From the listing below, restate word for word the lines from the line containing "Output the Python" down through the line containing "plt.rcParams['font.family'] = ['Liberation". Exclude pictures.

Listing
★ ★ ★ ★

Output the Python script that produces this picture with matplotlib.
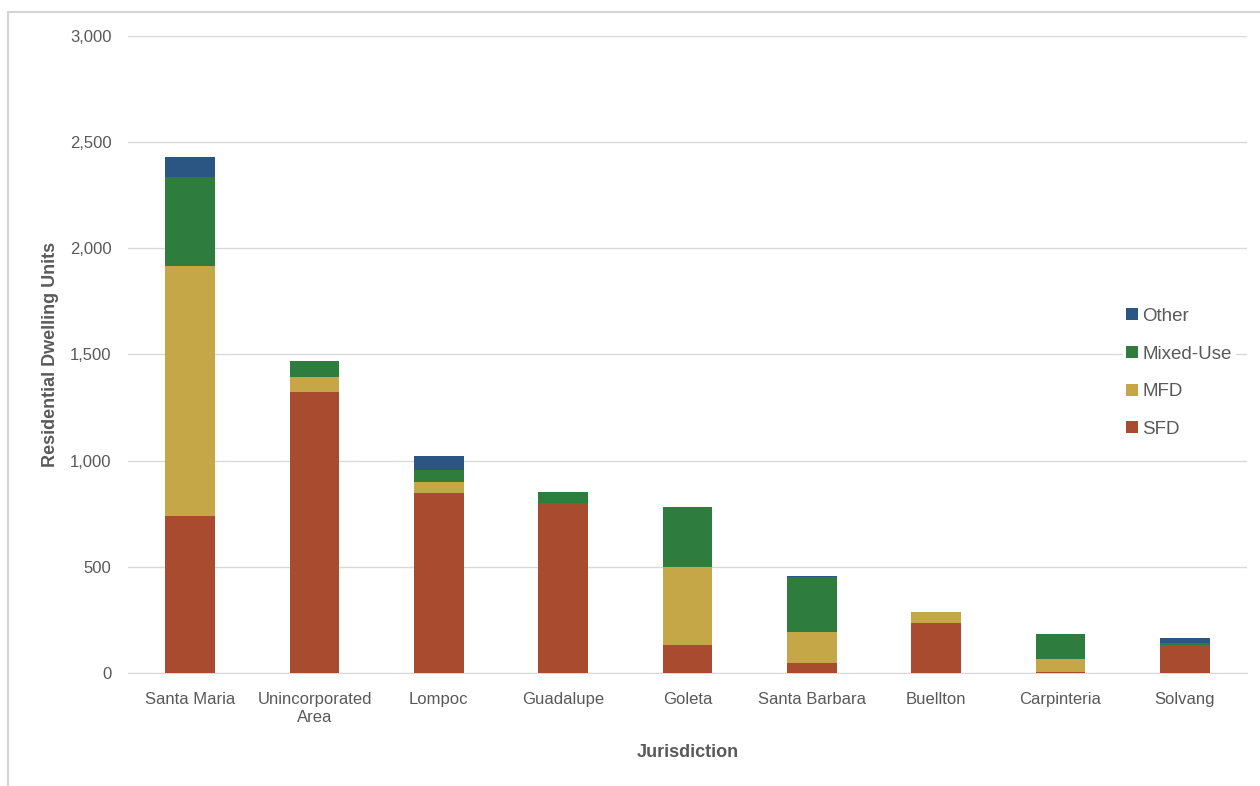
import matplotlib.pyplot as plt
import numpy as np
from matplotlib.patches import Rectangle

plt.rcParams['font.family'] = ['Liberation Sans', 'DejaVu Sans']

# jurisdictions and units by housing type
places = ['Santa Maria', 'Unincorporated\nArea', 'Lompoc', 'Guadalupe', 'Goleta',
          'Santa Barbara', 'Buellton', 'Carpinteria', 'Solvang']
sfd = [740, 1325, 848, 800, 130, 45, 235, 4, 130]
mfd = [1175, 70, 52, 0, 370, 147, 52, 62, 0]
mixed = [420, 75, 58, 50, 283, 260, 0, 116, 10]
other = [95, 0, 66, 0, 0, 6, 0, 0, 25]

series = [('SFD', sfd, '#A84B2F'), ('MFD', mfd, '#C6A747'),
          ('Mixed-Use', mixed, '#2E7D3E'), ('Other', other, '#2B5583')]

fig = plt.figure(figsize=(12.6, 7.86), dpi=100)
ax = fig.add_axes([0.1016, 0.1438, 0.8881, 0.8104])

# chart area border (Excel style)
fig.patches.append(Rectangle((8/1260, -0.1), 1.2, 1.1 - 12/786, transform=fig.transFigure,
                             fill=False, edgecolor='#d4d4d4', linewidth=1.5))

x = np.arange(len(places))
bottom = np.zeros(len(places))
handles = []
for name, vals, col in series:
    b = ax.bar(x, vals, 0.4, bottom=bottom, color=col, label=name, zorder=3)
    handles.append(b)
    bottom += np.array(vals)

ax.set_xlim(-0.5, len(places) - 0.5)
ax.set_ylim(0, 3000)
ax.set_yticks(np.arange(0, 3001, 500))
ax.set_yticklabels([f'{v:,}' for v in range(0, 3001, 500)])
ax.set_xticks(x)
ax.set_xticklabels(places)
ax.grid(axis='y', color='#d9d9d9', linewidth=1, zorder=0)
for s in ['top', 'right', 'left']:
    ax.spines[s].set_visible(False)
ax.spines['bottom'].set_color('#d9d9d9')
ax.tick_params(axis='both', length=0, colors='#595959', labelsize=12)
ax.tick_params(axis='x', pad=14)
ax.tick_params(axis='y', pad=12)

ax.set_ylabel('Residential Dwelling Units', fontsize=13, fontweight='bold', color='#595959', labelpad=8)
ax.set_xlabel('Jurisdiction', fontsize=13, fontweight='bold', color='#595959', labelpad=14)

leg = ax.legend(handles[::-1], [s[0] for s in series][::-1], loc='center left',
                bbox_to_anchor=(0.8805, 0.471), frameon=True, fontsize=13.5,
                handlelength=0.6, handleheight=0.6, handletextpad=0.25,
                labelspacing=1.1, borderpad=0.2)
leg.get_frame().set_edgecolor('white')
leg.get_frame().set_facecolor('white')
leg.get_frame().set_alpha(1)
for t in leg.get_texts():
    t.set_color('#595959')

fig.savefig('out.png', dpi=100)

★ ★ ★ ★

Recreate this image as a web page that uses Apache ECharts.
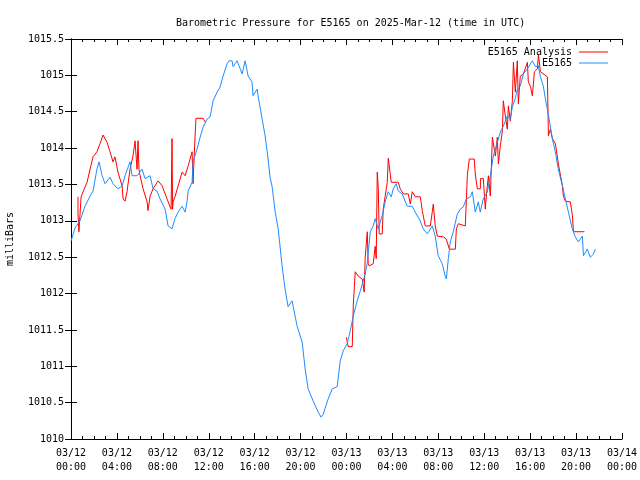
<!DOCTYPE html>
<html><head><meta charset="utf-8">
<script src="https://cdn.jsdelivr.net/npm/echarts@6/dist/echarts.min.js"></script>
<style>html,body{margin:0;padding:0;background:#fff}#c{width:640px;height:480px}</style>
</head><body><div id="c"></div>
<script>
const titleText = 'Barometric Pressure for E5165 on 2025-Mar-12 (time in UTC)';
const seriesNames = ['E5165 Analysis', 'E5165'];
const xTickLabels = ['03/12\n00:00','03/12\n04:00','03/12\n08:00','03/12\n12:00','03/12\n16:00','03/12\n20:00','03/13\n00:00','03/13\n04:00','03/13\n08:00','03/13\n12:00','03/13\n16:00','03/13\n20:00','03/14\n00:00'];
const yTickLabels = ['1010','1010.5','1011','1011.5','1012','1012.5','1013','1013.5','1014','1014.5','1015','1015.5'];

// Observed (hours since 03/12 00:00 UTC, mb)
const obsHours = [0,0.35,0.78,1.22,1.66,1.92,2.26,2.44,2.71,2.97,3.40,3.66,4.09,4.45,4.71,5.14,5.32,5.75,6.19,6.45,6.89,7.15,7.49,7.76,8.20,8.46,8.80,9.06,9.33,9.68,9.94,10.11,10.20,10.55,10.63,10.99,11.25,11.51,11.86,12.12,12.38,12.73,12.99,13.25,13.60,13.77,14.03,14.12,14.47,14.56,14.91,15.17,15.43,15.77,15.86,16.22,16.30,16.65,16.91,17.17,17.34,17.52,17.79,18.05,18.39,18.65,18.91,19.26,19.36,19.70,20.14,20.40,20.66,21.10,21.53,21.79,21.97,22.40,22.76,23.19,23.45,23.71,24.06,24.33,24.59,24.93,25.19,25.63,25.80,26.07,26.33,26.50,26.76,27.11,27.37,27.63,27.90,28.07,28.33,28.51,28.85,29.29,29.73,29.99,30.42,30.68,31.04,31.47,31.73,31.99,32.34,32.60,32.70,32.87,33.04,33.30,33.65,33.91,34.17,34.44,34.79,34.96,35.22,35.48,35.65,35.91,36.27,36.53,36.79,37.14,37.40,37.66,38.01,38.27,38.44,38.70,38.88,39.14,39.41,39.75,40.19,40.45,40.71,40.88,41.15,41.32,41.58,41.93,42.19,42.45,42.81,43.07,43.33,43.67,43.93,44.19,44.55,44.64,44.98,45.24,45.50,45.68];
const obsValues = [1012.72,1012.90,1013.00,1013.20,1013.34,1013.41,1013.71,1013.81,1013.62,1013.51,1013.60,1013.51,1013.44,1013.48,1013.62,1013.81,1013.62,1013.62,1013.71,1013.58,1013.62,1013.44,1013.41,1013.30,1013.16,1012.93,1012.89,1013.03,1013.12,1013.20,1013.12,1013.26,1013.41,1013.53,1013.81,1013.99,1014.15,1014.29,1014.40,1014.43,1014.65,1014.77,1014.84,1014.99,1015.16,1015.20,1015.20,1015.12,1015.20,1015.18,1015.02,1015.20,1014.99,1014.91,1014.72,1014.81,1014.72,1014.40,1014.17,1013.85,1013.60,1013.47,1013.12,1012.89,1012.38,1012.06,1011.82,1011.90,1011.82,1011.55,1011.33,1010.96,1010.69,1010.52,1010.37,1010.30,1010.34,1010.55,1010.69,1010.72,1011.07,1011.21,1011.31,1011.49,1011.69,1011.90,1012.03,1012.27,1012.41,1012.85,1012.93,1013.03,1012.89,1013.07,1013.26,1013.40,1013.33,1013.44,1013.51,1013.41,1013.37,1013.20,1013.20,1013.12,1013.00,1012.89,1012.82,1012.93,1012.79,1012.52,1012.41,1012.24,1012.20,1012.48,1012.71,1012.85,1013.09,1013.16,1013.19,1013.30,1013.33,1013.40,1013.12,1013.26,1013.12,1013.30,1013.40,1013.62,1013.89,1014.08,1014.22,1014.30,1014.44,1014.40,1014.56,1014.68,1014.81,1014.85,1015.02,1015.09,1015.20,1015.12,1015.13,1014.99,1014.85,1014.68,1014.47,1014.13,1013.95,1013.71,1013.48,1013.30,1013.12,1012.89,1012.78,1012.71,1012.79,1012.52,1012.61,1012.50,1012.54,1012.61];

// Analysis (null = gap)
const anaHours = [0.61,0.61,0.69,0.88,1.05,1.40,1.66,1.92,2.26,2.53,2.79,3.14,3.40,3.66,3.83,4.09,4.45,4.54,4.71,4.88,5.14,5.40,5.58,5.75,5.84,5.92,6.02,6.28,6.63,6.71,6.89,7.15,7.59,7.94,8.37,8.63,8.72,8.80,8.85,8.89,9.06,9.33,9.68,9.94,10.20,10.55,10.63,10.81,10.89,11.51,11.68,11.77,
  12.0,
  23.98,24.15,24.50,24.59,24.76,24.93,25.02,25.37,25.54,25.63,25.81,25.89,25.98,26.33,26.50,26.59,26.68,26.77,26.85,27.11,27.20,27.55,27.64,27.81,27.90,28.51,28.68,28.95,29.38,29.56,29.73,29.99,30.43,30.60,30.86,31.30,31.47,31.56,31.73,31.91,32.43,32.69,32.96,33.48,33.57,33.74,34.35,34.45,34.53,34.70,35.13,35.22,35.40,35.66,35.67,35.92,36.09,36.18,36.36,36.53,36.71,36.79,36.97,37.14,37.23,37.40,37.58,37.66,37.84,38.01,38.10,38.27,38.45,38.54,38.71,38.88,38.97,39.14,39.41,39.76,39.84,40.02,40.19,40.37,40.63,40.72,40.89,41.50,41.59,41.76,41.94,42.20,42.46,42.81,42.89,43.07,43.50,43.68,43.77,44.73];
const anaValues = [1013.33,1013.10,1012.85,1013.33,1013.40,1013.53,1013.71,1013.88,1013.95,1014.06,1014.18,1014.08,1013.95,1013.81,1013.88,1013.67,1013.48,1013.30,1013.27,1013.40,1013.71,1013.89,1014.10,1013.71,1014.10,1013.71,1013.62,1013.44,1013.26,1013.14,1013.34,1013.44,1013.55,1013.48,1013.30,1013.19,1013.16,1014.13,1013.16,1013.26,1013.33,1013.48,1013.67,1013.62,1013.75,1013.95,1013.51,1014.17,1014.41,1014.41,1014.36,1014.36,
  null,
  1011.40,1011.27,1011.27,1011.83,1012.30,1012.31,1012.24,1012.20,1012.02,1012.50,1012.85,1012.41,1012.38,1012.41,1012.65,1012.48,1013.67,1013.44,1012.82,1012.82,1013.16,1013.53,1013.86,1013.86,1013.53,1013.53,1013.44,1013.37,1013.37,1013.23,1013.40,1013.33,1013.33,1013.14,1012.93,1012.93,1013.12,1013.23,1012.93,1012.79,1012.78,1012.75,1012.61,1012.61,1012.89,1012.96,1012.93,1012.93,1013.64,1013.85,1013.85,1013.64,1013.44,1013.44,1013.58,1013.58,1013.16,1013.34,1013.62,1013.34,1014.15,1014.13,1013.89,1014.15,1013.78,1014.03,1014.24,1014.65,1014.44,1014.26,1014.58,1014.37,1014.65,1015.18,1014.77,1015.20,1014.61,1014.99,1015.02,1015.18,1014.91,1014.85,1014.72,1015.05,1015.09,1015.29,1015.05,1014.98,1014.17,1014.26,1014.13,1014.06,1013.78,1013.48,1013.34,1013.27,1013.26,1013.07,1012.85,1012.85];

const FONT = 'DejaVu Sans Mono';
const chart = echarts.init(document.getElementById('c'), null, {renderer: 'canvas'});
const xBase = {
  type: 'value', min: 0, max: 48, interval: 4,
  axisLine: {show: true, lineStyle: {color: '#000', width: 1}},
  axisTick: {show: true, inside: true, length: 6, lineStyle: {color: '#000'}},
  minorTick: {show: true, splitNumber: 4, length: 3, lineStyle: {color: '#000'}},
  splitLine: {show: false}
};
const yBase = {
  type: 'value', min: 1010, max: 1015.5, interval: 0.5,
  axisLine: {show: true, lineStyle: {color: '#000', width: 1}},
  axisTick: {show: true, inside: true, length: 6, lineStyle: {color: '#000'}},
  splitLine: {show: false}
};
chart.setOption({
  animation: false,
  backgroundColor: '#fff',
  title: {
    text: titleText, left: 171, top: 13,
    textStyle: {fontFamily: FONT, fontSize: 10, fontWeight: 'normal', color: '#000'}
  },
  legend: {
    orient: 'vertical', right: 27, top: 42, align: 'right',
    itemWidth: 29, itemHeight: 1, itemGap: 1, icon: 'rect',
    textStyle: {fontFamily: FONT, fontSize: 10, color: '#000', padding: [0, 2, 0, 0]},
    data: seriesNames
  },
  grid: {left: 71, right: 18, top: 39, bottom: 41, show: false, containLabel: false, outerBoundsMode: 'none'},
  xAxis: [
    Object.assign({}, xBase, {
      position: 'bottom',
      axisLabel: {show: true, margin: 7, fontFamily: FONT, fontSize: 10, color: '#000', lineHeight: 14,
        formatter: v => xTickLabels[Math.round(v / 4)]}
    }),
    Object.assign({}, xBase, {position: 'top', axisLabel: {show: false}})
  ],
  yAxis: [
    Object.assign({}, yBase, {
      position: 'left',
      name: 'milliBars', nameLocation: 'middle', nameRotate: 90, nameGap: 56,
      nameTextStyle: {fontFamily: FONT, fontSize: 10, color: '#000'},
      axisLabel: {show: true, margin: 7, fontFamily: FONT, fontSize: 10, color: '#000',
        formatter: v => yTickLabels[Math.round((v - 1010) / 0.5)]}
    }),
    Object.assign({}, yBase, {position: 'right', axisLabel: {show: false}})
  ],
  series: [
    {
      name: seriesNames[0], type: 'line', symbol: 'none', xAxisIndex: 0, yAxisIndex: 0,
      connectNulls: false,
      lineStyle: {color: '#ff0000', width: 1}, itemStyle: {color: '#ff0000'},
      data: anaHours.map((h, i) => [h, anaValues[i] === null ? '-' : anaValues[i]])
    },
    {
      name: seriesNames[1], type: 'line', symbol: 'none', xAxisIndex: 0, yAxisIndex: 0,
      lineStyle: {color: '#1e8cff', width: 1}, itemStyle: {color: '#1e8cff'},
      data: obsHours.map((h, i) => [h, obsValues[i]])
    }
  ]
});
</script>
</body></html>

★ ★ ★ ★

Output
Output the Python script that produces this picture with matplotlib.
import matplotlib.pyplot as plt
import numpy as np
from matplotlib.patches import Rectangle

plt.rcParams['font.family'] = ['Liberation Sans', 'DejaVu Sans']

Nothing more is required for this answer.